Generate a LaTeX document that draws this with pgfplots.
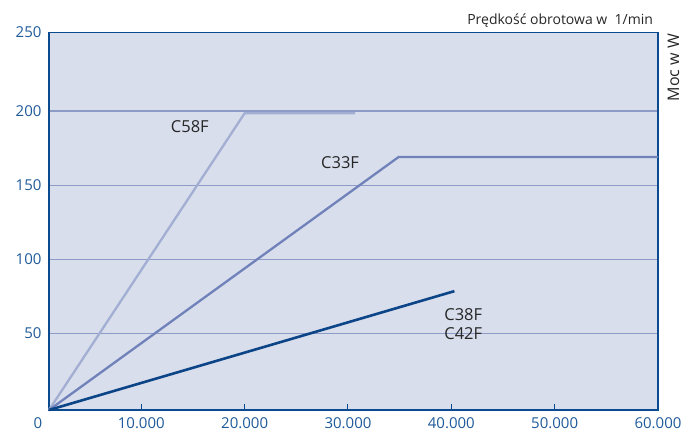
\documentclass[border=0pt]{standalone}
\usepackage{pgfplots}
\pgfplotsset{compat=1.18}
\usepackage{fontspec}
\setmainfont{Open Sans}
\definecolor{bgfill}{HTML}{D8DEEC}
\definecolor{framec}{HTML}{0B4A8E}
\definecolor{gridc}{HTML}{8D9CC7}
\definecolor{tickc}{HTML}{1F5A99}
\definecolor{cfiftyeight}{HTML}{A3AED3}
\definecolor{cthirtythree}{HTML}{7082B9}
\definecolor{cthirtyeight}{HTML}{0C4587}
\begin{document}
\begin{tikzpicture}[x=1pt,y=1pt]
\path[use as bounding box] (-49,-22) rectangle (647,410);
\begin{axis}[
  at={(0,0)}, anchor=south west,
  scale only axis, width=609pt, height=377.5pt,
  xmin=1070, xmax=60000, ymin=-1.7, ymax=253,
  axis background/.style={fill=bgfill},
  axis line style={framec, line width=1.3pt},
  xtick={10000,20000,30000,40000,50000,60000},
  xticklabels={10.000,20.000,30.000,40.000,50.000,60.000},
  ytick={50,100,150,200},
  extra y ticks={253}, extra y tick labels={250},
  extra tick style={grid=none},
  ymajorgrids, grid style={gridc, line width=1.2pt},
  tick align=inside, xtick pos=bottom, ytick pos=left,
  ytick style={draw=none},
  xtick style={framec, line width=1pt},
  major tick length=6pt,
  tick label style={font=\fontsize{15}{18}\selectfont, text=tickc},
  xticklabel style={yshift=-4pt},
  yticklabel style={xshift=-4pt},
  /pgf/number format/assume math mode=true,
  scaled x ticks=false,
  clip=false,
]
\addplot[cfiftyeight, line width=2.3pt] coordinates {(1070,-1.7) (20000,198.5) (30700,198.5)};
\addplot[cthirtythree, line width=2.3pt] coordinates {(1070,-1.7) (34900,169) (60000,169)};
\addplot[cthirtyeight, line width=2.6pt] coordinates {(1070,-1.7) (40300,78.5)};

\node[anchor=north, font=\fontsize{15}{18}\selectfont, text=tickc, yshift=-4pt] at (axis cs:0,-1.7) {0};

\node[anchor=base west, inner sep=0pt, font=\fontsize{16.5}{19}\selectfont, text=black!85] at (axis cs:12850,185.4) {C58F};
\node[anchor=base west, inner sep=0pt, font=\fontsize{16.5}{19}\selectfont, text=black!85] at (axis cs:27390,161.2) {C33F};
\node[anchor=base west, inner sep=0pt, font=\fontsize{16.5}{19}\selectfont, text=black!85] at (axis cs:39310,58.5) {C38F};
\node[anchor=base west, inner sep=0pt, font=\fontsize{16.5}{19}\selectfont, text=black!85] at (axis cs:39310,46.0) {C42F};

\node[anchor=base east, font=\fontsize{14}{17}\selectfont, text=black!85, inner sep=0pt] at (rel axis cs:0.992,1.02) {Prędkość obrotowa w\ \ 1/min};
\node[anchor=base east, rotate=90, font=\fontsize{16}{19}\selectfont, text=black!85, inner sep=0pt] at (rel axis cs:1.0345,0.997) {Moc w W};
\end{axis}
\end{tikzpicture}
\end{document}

- [Task details]: Write out each line of the listing above, exactly, from its first line to the line holding "text=tickc, yshift=-4pt] at", inclusive. Skip the pictures.

- [Answer for the task]:
Generate a LaTeX document that draws this with pgfplots.
\documentclass[border=0pt]{standalone}
\usepackage{pgfplots}
\pgfplotsset{compat=1.18}
\usepackage{fontspec}
\setmainfont{Open Sans}
\definecolor{bgfill}{HTML}{D8DEEC}
\definecolor{framec}{HTML}{0B4A8E}
\definecolor{gridc}{HTML}{8D9CC7}
\definecolor{tickc}{HTML}{1F5A99}
\definecolor{cfiftyeight}{HTML}{A3AED3}
\definecolor{cthirtythree}{HTML}{7082B9}
\definecolor{cthirtyeight}{HTML}{0C4587}
\begin{document}
\begin{tikzpicture}[x=1pt,y=1pt]
\path[use as bounding box] (-49,-22) rectangle (647,410);
\begin{axis}[
  at={(0,0)}, anchor=south west,
  scale only axis, width=609pt, height=377.5pt,
  xmin=1070, xmax=60000, ymin=-1.7, ymax=253,
  axis background/.style={fill=bgfill},
  axis line style={framec, line width=1.3pt},
  xtick={10000,20000,30000,40000,50000,60000},
  xticklabels={10.000,20.000,30.000,40.000,50.000,60.000},
  ytick={50,100,150,200},
  extra y ticks={253}, extra y tick labels={250},
  extra tick style={grid=none},
  ymajorgrids, grid style={gridc, line width=1.2pt},
  tick align=inside, xtick pos=bottom, ytick pos=left,
  ytick style={draw=none},
  xtick style={framec, line width=1pt},
  major tick length=6pt,
  tick label style={font=\fontsize{15}{18}\selectfont, text=tickc},
  xticklabel style={yshift=-4pt},
  yticklabel style={xshift=-4pt},
  /pgf/number format/assume math mode=true,
  scaled x ticks=false,
  clip=false,
]
\addplot[cfiftyeight, line width=2.3pt] coordinates {(1070,-1.7) (20000,198.5) (30700,198.5)};
\addplot[cthirtythree, line width=2.3pt] coordinates {(1070,-1.7) (34900,169) (60000,169)};
\addplot[cthirtyeight, line width=2.6pt] coordinates {(1070,-1.7) (40300,78.5)};

\node[anchor=north, font=\fontsize{15}{18}\selectfont, text=tickc, yshift=-4pt] at (axis cs:0,-1.7) {0};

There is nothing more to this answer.